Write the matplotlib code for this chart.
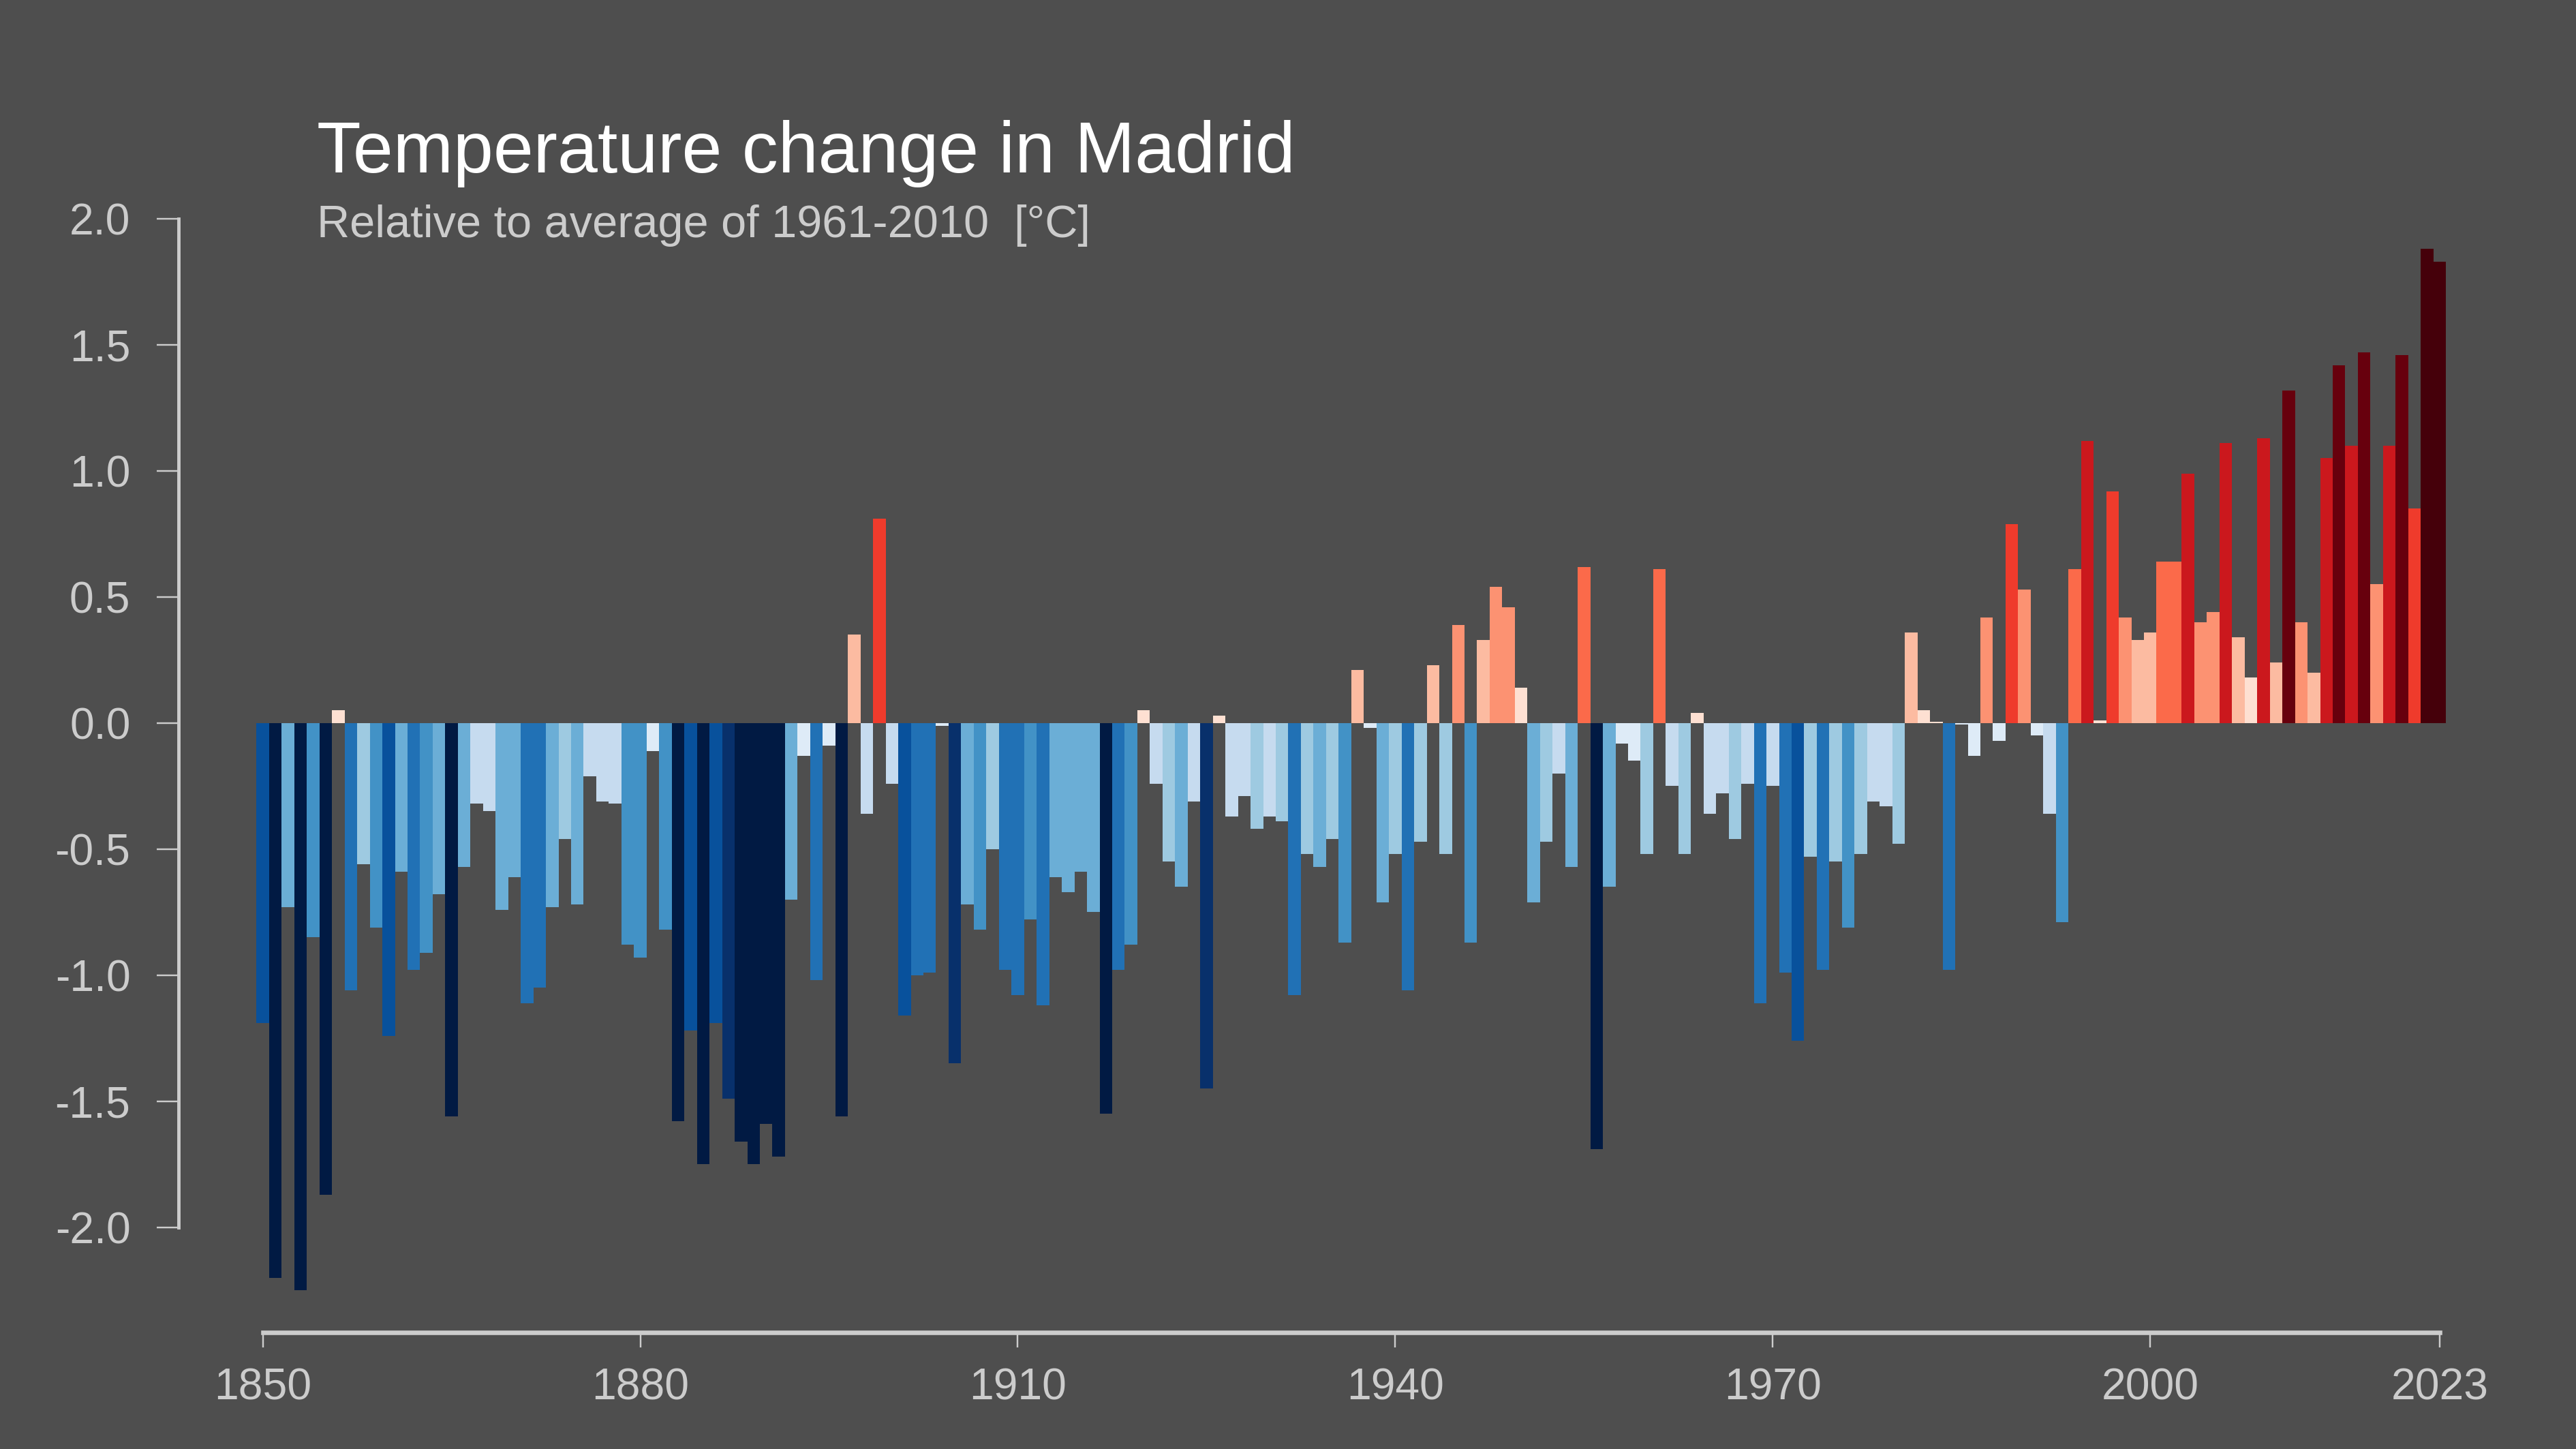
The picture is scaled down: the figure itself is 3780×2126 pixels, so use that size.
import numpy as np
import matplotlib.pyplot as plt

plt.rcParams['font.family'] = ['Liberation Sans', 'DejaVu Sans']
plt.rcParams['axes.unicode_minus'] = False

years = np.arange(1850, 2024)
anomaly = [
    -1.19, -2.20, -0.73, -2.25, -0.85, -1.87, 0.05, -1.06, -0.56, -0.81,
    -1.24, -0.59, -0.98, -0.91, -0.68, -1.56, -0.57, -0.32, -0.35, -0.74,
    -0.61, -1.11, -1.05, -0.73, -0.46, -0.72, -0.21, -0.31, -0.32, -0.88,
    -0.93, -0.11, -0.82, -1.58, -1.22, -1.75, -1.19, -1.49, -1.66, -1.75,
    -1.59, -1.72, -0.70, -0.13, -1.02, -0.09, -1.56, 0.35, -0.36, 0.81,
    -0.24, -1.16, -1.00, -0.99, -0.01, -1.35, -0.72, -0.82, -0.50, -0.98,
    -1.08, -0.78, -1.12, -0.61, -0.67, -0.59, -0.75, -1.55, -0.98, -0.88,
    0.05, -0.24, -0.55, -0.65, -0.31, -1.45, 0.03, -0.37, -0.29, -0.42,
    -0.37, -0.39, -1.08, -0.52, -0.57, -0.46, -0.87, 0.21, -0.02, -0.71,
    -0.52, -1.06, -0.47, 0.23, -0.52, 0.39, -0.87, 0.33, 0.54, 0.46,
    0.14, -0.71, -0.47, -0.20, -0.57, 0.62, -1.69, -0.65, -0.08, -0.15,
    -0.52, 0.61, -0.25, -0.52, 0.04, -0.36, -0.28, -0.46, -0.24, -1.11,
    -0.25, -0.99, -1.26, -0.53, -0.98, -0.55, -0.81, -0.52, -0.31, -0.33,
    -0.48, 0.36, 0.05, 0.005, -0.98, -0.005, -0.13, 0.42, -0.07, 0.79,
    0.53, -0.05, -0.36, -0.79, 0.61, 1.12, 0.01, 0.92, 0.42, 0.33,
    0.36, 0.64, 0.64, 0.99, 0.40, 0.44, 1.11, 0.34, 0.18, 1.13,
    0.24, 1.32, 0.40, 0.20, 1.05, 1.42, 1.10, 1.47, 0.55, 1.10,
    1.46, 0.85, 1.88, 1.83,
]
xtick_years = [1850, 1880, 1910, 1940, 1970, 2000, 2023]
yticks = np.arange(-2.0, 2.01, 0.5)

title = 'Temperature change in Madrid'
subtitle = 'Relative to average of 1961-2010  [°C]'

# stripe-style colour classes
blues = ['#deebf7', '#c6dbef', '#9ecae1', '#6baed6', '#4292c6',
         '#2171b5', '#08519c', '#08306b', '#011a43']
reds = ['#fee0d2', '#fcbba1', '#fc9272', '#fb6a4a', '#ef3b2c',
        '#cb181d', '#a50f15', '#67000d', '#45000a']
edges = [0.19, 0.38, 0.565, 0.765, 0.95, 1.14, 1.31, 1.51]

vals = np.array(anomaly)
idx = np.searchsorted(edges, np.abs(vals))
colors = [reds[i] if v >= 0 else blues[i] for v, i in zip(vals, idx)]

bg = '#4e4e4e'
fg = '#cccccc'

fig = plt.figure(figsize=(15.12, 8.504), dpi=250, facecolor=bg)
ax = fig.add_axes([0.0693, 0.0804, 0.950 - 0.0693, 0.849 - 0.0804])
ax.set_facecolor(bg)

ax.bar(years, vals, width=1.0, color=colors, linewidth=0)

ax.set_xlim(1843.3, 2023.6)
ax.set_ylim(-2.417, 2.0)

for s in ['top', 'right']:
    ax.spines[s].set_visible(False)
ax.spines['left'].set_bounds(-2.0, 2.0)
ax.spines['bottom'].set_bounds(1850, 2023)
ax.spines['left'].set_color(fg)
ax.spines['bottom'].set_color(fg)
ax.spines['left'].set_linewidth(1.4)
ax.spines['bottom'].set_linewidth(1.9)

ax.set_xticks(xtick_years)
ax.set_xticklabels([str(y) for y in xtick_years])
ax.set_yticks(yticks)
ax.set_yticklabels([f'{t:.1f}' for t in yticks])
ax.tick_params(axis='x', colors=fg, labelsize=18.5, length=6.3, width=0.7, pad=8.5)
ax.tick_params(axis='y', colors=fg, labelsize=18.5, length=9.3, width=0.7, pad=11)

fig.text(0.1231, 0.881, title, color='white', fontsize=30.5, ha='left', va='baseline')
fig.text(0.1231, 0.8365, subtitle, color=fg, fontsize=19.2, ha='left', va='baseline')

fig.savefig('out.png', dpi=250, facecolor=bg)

Exercise aim:
Pictures excluded, repeat exactly the lines from the top of the material through the line with "plt.rcParams['axes.unicode_minus'] = False", including both of those lines.

Result:
Write the matplotlib code for this chart.
The picture is scaled down: the figure itself is 3780×2126 pixels, so use that size.
import numpy as np
import matplotlib.pyplot as plt

plt.rcParams['font.family'] = ['Liberation Sans', 'DejaVu Sans']
plt.rcParams['axes.unicode_minus'] = False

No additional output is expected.